Obviously, no lettuce could be fresher. I think I was justifiably startled, then, when one customer told me she wanted lettuce but that ours "didn't look too good".
Where could we possibly have gone wrong? I didn't know, so the following week I tried something entirely different: We pulled whole heads of leaf lettuce and put them directly on ice, without bags. And? All our lettuce sold out the first hour!
Evidently people find lettuce more appealing when it's not packaged. So, OK . . . that's the way we give it to them now. Which hurts, since the last few heads we sell every day are already starting to wilt. But that's the way folks seem to want it!
. . .BUT DO GET A
GOOD PAIR OF SCALES
Perhaps our experience with lettuce was related to another discovery we made: People buy more produce when they can actually pick through the vegetables and select their own. Which meant—right at the start of our first season—that we had to buy a scale . . . an expense we hadn't counted on.
Most of the other vendors, we noted, were making do with inexpensive and widely available "kitchen" scales. But—after watching one operator of a stand trying to balance a couple of tomatoes on his scales' undersized platform—we decided that our customers deserved something better . . . something that was "legal for trade", with an up-to-date inspection sticker.

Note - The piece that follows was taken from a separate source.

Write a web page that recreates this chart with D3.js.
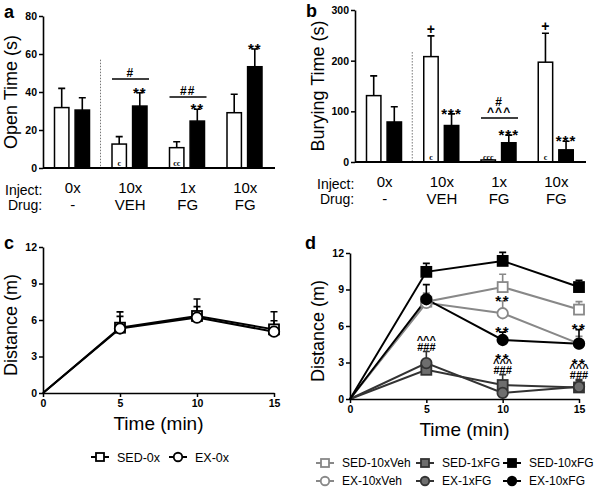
<!DOCTYPE html>
<html>
<head>
<meta charset="utf-8">
<script src="https://cdn.jsdelivr.net/npm/d3@7"></script>
<style>
body { margin: 0; background: #fff; }
text { font-family: "Liberation Sans", Arial, sans-serif; }
</style>
</head>
<body>
<script>
// ---- data ----
var series = ["SED", "EX"];
var injectLabels = ["0x", "10x", "1x", "10x"];
var drugLabels = ["-", "VEH", "FG", "FG"];

// panel a: open time (s)
var openSED = [31.8, 12.6, 10.7, 29.1];
var openSEDerr = [10.1, 3.9, 3.1, 9.7];
var openEX = [30.5, 32.6, 24.7, 53.3];
var openEXerr = [6.5, 7.0, 6.2, 9.3];

// panel b: burying time (s)
var burySED = [131, 208, 4, 197];
var burySEDerr = [39, 41, 0, 57];
var buryEX = [79, 72, 38, 24];
var buryEXerr = [30, 23, 15, 17];

// panel c/d: distance (m) by time
var times = [0, 5, 10, 15];
var sed0 = [0, 5.37, 6.33, 5.23];
var sed0err = [0, 1.3, 1.4, 1.45];
var ex0 = [0, 5.3, 6.2, 5.04];
var ex0err = [0, 1.0, 0.9, 0.9];

var sed10Veh = [0, 8.0, 9.2, 7.35];
var sed10VehErr = [0, 0.5, 1.05, 0.65];
var ex10Veh = [0, 7.9, 7.05, 4.55];
var ex10VehErr = [0, 0.8, 1.0, 0.6];
var sed1FG = [0, 2.4, 1.15, 0.95];
var sed1FGerr = [0, 0.5, 0.85, 0.65];
var ex1FG = [0, 2.95, 0.5, 1.0];
var ex1FGerr = [0, 0.95, 0.5, 0.5];
var sed10FG = [0, 10.45, 11.35, 9.2];
var sed10FGerr = [0, 0.7, 0.7, 0.55];
var ex10FG = [0, 8.2, 4.85, 4.55];
var ex10FGerr = [0, 1.2, 0.65, 1.15];

var svg = d3.select("body").append("svg")
    .attr("width", 600)
    .attr("height", 487);

function panelLetter(x, y, s) {
  svg.append("text").attr("x", x).attr("y", y)
    .style("font-size", "18px").style("font-weight", "bold").text(s);
}

function styleAxis(g) {
  g.select(".domain").attr("stroke-width", 1.6);
  g.selectAll(".tick line").attr("stroke-width", 1.5);
  g.selectAll(".tick text").style("font-family", "'Liberation Sans', Arial, sans-serif")
    .style("font-size", "10.5px").style("font-weight", "bold").attr("fill", "#000");
}

// ---- bar panels (a, b) ----
function barPanel(o) {
  var x0 = d3.scaleBand().domain(d3.range(4)).range([o.left, o.right]);
  var x1 = d3.scaleBand().domain(series).range([11.5, 46.5]).paddingInner(0.3);
  var y = d3.scaleLinear().domain([0, o.max]).range([o.bottom, o.top]);
  var g = svg.append("g");
  var bw = x1.bandwidth();

  function cx(i, s) { return x0(i) + x1(s) + bw / 2; }

  // divider
  g.append("line")
    .attr("x1", x0(1)).attr("x2", x0(1))
    .attr("y1", y(o.dividerTop)).attr("y2", o.bottom)
    .attr("stroke", "#777").attr("stroke-width", 1)
    .attr("stroke-dasharray", "1.5,1.5");

  series.forEach(function(s, si) {
    var vals = o.values[si], errs = o.errs[si];
    // error bars
    g.selectAll(null).data(vals).enter().append("path")
      .attr("d", function(d, i) {
        var xx = cx(i, s), yt = y(d + errs[i]);
        return "M" + xx + "," + y(d) + "V" + yt + "M" + (xx - 3.5) + "," + yt + "H" + (xx + 3.5);
      })
      .attr("stroke", "#000").attr("stroke-width", 1.6).attr("fill", "none");
    g.selectAll(null).data(vals).enter().append("rect")
      .attr("x", function(d, i) { return x0(i) + x1(s); })
      .attr("y", function(d) { return y(d); })
      .attr("width", bw)
      .attr("height", function(d) { return o.bottom - y(d); })
      .attr("fill", si ? "#000" : "#fff")
      .attr("stroke", "#000").attr("stroke-width", 1.5);
  });

  // y axis
  g.append("g")
    .attr("transform", "translate(" + o.left + ",0)")
    .call(d3.axisLeft(y).tickValues(o.ticks).tickSize(4).tickSizeOuter(0).tickPadding(2))
    .call(styleAxis);
  // x axis line
  g.append("line").attr("x1", o.left).attr("x2", o.right + 2)
    .attr("y1", o.bottom).attr("y2", o.bottom)
    .attr("stroke", "#000").attr("stroke-width", 2);

  // y title
  g.append("text")
    .attr("transform", "translate(" + o.titleX + "," + ((o.top + o.bottom) / 2) + ") rotate(-90)")
    .attr("text-anchor", "middle").attr("dy", "0.35em")
    .style("font-size", "18px").text(o.title);

  // category labels
  g.append("text").attr("x", o.labelX).attr("y", o.bottom + 27)
    .style("font-size", "14px").text("Inject:");
  g.append("text").attr("x", o.labelX + 3).attr("y", o.bottom + 42)
    .style("font-size", "14px").text("Drug:");
  g.selectAll(null).data(injectLabels).enter().append("text")
    .attr("x", function(d, i) { return x0(i) + x0.bandwidth() / 2 + 1; })
    .attr("y", o.bottom + 25)
    .attr("text-anchor", "middle").style("font-size", "15px").text(function(d) { return d; });
  g.selectAll(null).data(drugLabels).enter().append("text")
    .attr("x", function(d, i) { return x0(i) + x0.bandwidth() / 2 + 1; })
    .attr("y", o.bottom + 42)
    .attr("text-anchor", "middle").style("font-size", "15px").text(function(d) { return d; });

  // annotations above error bars
  o.marks.forEach(function(m) {
    var si = series.indexOf(m.s);
    var top = y(o.values[si][m.i] + o.errs[si][m.i]);
    var big = m.text.indexOf("*") >= 0;
    g.append("text").attr("x", cx(m.i, m.s)).attr("y", top + (big ? 5 : -2))
      .attr("text-anchor", "middle")
      .style("font-size", big ? "15px" : "14px").style("font-weight", "bold")
      .style("letter-spacing", big ? "1px" : "0px")
      .text(m.text);
  });
  // brackets
  o.brackets.forEach(function(b) {
    var yy = y(b.value);
    g.append("line").attr("x1", x0(b.i) + x1("SED")).attr("x2", x0(b.i) + x1("EX") + bw + 2)
      .attr("y1", yy).attr("y2", yy).attr("stroke", "#000").attr("stroke-width", 1.5);
    b.labels.forEach(function(t, k) {
      g.append("text").attr("x", x0(b.i) + x0.bandwidth() / 2 + 1)
        .attr("y", yy - 2 - k * 10)
        .attr("text-anchor", "middle").style("font-size", "12px").style("font-weight", "bold")
        .style("letter-spacing", "1px").text(t);
    });
  });
  // small c marks in SED bars
  o.cMarks.forEach(function(c) {
    g.append("text").attr("x", cx(c.i, "SED")).attr("y", o.bottom - 2)
      .attr("text-anchor", "middle")
      .style("font-family", "'Liberation Serif', serif").style("font-size", "8px")
      .style("font-weight", "bold").text(c.text);
  });
}

barPanel({
  left: 43, right: 273, top: 16, bottom: 168, max: 80,
  ticks: [0, 20, 40, 60, 80], dividerTop: 57,
  values: [openSED, openEX], errs: [openSEDerr, openEXerr],
  title: "Open Time (s)", titleX: 11, labelX: 5,
  marks: [{s: "EX", i: 1, text: "**"}, {s: "EX", i: 2, text: "**"}, {s: "EX", i: 3, text: "**"}],
  brackets: [{i: 1, value: 46.8, labels: ["#"]}, {i: 2, value: 37.4, labels: ["##"]}],
  cMarks: [{i: 1, text: "c"}, {i: 2, text: "cc"}]
});

barPanel({
  left: 355, right: 584, top: 10, bottom: 162, max: 300,
  ticks: [0, 100, 200, 300], dividerTop: 217,
  values: [burySED, buryEX], errs: [burySEDerr, buryEXerr],
  title: "Burying Time (s)", titleX: 318, labelX: 317,
  marks: [{s: "SED", i: 1, text: "+"}, {s: "SED", i: 3, text: "+"},
          {s: "EX", i: 1, text: "***"}, {s: "EX", i: 2, text: "***"}, {s: "EX", i: 3, text: "***"}],
  brackets: [{i: 2, value: 87, labels: ["^^^", "#"]}],
  cMarks: [{i: 1, text: "c"}, {i: 2, text: "ccc"}, {i: 3, text: "c"}]
});

panelLetter(4, 18, "a");
panelLetter(306, 17, "b");

// ---- line panels (c, d) ----
function marker(g, shape, x, y, fill, stroke, size) {
  if (shape === "square") {
    g.append("rect").attr("x", x - size / 2).attr("y", y - size / 2)
      .attr("width", size).attr("height", size)
      .attr("fill", fill).attr("stroke", stroke).attr("stroke-width", 1.8);
  } else {
    g.append("circle").attr("cx", x).attr("cy", y).attr("r", size / 2)
      .attr("fill", fill).attr("stroke", stroke).attr("stroke-width", 1.8);
  }
}

function linePanel(o) {
  var x = d3.scaleLinear().domain([0, 15]).range([o.left, o.right]);
  var y = d3.scaleLinear().domain([0, 12]).range([o.bottom, o.top]);
  var g = svg.append("g");
  var line = d3.line().x(function(d, i) { return x(times[i]); }).y(function(d) { return y(d); });

  o.lines.forEach(function(s) {
    g.append("path").datum(s.values).attr("d", line)
      .attr("fill", "none").attr("stroke", s.line).attr("stroke-width", 2);
  });
  o.lines.forEach(function(s) {
    s.values.forEach(function(v, i) {
      if (!s.errs[i]) return;
      var xx = x(times[i]), yt = y(v + s.errs[i]);
      g.append("path")
        .attr("d", "M" + xx + "," + y(v) + "V" + yt + "M" + (xx - 3.5) + "," + yt + "H" + (xx + 3.5))
        .attr("stroke", s.line).attr("stroke-width", 1.6).attr("fill", "none");
    });
  });
  o.lines.forEach(function(s) {
    s.values.forEach(function(v, i) {
      if (i === 0) return;
      marker(g, s.shape, x(times[i]), y(v), s.fill, s.stroke, s.shape === "square" ? 10 : 10.5);
    });
  });

  g.append("g").attr("transform", "translate(" + o.left + ",0)")
    .call(d3.axisLeft(y).tickValues([0, 3, 6, 9, 12]).tickSize(4).tickSizeOuter(0).tickPadding(2))
    .call(styleAxis);
  g.append("g").attr("transform", "translate(0," + o.bottom + ")")
    .call(d3.axisBottom(x).tickValues(times).tickSize(4).tickSizeOuter(0).tickPadding(3))
    .call(styleAxis);

  g.append("text")
    .attr("transform", "translate(" + o.titleX + "," + ((o.top + o.bottom) / 2 + 5) + ") rotate(-90)")
    .attr("text-anchor", "middle").attr("dy", "0.35em")
    .style("font-size", "18px").text("Distance (m)");
  g.append("text").attr("x", (o.left + o.right) / 2).attr("y", o.bottom + 37)
    .attr("text-anchor", "middle").style("font-size", "19px").text("Time (min)");

  // annotations, stacked upward from the error-bar top
  (o.notes || []).forEach(function(n) {
    var s = o.lines.filter(function(l) { return l.name === n.name; })[0];
    var c = y(s.values[n.i] + s.errs[n.i]);
    n.lines.slice().reverse().forEach(function(t, k) {
      var base, size, sp;
      if (t.indexOf("*") >= 0) { base = c + 4.5; size = 15; sp = 1.5; c = base - 11; }
      else if (t.indexOf("^") >= 0) { base = c + 1.2; size = 11; sp = 0; c = base - 7.5; }
      else { base = c - 0.5; size = 11; sp = 0; c = base - 8.5; }
      g.append("text").attr("x", x(times[n.i])).attr("y", base)
        .attr("text-anchor", "middle")
        .style("font-size", size + "px").style("font-weight", "bold")
        .style("letter-spacing", sp + "px")
        .text(t);
    });
  });

  // legend
  o.lines.forEach(function(s, k) {
    var lx = o.legend[k][0], ly = o.legend[k][1];
    g.append("line").attr("x1", lx - 9).attr("x2", lx + 9).attr("y1", ly).attr("y2", ly)
      .attr("stroke", s.line).attr("stroke-width", 2);
    marker(g, s.shape, lx, ly, s.fill, s.stroke, s.shape === "square" ? 8 : 8.5);
    g.append("text").attr("x", lx + 17).attr("y", ly).attr("dy", "0.36em")
      .style("font-size", o.legendSize).text(s.name);
  });
}

linePanel({
  left: 43, right: 274, top: 247, bottom: 393, titleX: 11,
  legendSize: "12.5px",
  lines: [
    {name: "SED-0x", values: sed0, errs: sed0err, shape: "square", fill: "#fff", stroke: "#000", line: "#000"},
    {name: "EX-0x", values: ex0, errs: ex0err, shape: "circle", fill: "#fff", stroke: "#000", line: "#000"}
  ],
  legend: [[100, 457], [178, 457]]
});

linePanel({
  left: 350, right: 579, top: 253, bottom: 399, titleX: 318,
  legendSize: "12px",
  lines: [
    {name: "SED-10xVeh", values: sed10Veh, errs: sed10VehErr, shape: "square", fill: "#fff", stroke: "#888", line: "#888"},
    {name: "EX-10xVeh", values: ex10Veh, errs: ex10VehErr, shape: "circle", fill: "#fff", stroke: "#888", line: "#888"},
    {name: "SED-1xFG", values: sed1FG, errs: sed1FGerr, shape: "square", fill: "#6e6e6e", stroke: "#333", line: "#333"},
    {name: "EX-1xFG", values: ex1FG, errs: ex1FGerr, shape: "circle", fill: "#6e6e6e", stroke: "#333", line: "#333"},
    {name: "SED-10xFG", values: sed10FG, errs: sed10FGerr, shape: "square", fill: "#000", stroke: "#000", line: "#000"},
    {name: "EX-10xFG", values: ex10FG, errs: ex10FGerr, shape: "circle", fill: "#000", stroke: "#000", line: "#000"}
  ],
  legend: [[325, 463], [325, 481], [425, 463], [425, 481], [512, 463], [512, 481]],
  notes: [
    {name: "EX-1xFG", i: 1, lines: ["^^^", "###"]},
    {name: "EX-10xVeh", i: 2, lines: ["**"]},
    {name: "EX-10xFG", i: 2, lines: ["**"]},
    {name: "EX-10xFG", i: 3, lines: ["**"]},
    {name: "SED-1xFG", i: 2, lines: ["**", "^^^", "###"]},
    {name: "SED-1xFG", i: 3, lines: ["**", "^^^", "###"]}
  ]
});

panelLetter(4, 249, "c");
panelLetter(305, 249, "d");
</script>
</body>
</html>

We first thought we'd try to pick up a real produce scale from, say, a remodeled grocery . . . but quickly learned that such a "bargain" would set us back several hundred dollars! So we settled for a $40 hanging scale from an old hardware store. It immediately proved to be worth its weight in gold! Business boomed as our customers started picking out just what they wanted and weighing it themselves.
IS IT ALL WORTH IT?
We don't look on truck gardening as a way to get rich quick (or ever, for that matter!). But we do think it's a satisfying way for those of us who like to be outside and to be our own boss to earn a supplemental income.